**Given data**
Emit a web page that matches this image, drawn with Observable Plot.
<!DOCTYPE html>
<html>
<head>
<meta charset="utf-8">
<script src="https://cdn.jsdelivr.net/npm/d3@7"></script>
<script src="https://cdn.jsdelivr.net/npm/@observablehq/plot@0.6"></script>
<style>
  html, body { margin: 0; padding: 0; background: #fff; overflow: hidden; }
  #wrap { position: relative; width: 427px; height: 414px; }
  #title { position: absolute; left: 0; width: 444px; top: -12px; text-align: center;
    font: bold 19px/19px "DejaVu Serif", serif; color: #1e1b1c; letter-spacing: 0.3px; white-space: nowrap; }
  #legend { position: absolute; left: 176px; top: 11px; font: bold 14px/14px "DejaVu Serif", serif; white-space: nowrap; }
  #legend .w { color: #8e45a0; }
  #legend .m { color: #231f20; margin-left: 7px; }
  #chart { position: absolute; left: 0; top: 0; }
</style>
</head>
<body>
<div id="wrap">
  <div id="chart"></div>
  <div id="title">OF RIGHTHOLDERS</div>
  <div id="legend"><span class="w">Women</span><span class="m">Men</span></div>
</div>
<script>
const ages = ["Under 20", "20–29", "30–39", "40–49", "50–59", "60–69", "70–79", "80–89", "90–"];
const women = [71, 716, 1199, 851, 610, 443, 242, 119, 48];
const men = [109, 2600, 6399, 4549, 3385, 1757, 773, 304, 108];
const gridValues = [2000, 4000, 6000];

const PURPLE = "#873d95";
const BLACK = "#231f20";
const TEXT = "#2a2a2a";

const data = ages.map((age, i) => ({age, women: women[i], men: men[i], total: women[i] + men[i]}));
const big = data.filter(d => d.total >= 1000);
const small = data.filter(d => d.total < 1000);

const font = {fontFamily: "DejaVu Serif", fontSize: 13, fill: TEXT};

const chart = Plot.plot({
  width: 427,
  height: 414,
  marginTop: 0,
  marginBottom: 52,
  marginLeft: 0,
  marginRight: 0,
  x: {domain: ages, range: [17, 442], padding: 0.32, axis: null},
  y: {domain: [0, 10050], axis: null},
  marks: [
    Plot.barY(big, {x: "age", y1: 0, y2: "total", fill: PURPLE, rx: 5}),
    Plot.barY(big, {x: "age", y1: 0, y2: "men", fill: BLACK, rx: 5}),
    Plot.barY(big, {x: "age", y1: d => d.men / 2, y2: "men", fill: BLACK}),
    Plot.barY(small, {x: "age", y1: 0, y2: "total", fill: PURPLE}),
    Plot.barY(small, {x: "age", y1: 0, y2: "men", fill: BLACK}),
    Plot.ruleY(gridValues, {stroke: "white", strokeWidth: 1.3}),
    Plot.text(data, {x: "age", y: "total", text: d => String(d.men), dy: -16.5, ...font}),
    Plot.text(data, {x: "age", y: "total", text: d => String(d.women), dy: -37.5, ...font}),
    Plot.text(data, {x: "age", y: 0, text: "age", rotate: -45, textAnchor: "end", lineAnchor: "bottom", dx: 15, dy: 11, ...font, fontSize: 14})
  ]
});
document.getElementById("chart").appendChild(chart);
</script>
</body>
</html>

**To do**
Set down every line of the listing above again, exactly as given.

**Right answer**
Emit a web page that matches this image, drawn with Observable Plot.
<!DOCTYPE html>
<html>
<head>
<meta charset="utf-8">
<script src="https://cdn.jsdelivr.net/npm/d3@7"></script>
<script src="https://cdn.jsdelivr.net/npm/@observablehq/plot@0.6"></script>
<style>
  html, body { margin: 0; padding: 0; background: #fff; overflow: hidden; }
  #wrap { position: relative; width: 427px; height: 414px; }
  #title { position: absolute; left: 0; width: 444px; top: -12px; text-align: center;
    font: bold 19px/19px "DejaVu Serif", serif; color: #1e1b1c; letter-spacing: 0.3px; white-space: nowrap; }
  #legend { position: absolute; left: 176px; top: 11px; font: bold 14px/14px "DejaVu Serif", serif; white-space: nowrap; }
  #legend .w { color: #8e45a0; }
  #legend .m { color: #231f20; margin-left: 7px; }
  #chart { position: absolute; left: 0; top: 0; }
</style>
</head>
<body>
<div id="wrap">
  <div id="chart"></div>
  <div id="title">OF RIGHTHOLDERS</div>
  <div id="legend"><span class="w">Women</span><span class="m">Men</span></div>
</div>
<script>
const ages = ["Under 20", "20–29", "30–39", "40–49", "50–59", "60–69", "70–79", "80–89", "90–"];
const women = [71, 716, 1199, 851, 610, 443, 242, 119, 48];
const men = [109, 2600, 6399, 4549, 3385, 1757, 773, 304, 108];
const gridValues = [2000, 4000, 6000];

const PURPLE = "#873d95";
const BLACK = "#231f20";
const TEXT = "#2a2a2a";

const data = ages.map((age, i) => ({age, women: women[i], men: men[i], total: women[i] + men[i]}));
const big = data.filter(d => d.total >= 1000);
const small = data.filter(d => d.total < 1000);

const font = {fontFamily: "DejaVu Serif", fontSize: 13, fill: TEXT};

const chart = Plot.plot({
  width: 427,
  height: 414,
  marginTop: 0,
  marginBottom: 52,
  marginLeft: 0,
  marginRight: 0,
  x: {domain: ages, range: [17, 442], padding: 0.32, axis: null},
  y: {domain: [0, 10050], axis: null},
  marks: [
    Plot.barY(big, {x: "age", y1: 0, y2: "total", fill: PURPLE, rx: 5}),
    Plot.barY(big, {x: "age", y1: 0, y2: "men", fill: BLACK, rx: 5}),
    Plot.barY(big, {x: "age", y1: d => d.men / 2, y2: "men", fill: BLACK}),
    Plot.barY(small, {x: "age", y1: 0, y2: "total", fill: PURPLE}),
    Plot.barY(small, {x: "age", y1: 0, y2: "men", fill: BLACK}),
    Plot.ruleY(gridValues, {stroke: "white", strokeWidth: 1.3}),
    Plot.text(data, {x: "age", y: "total", text: d => String(d.men), dy: -16.5, ...font}),
    Plot.text(data, {x: "age", y: "total", text: d => String(d.women), dy: -37.5, ...font}),
    Plot.text(data, {x: "age", y: 0, text: "age", rotate: -45, textAnchor: "end", lineAnchor: "bottom", dx: 15, dy: 11, ...font, fontSize: 14})
  ]
});
document.getElementById("chart").appendChild(chart);
</script>
</body>
</html>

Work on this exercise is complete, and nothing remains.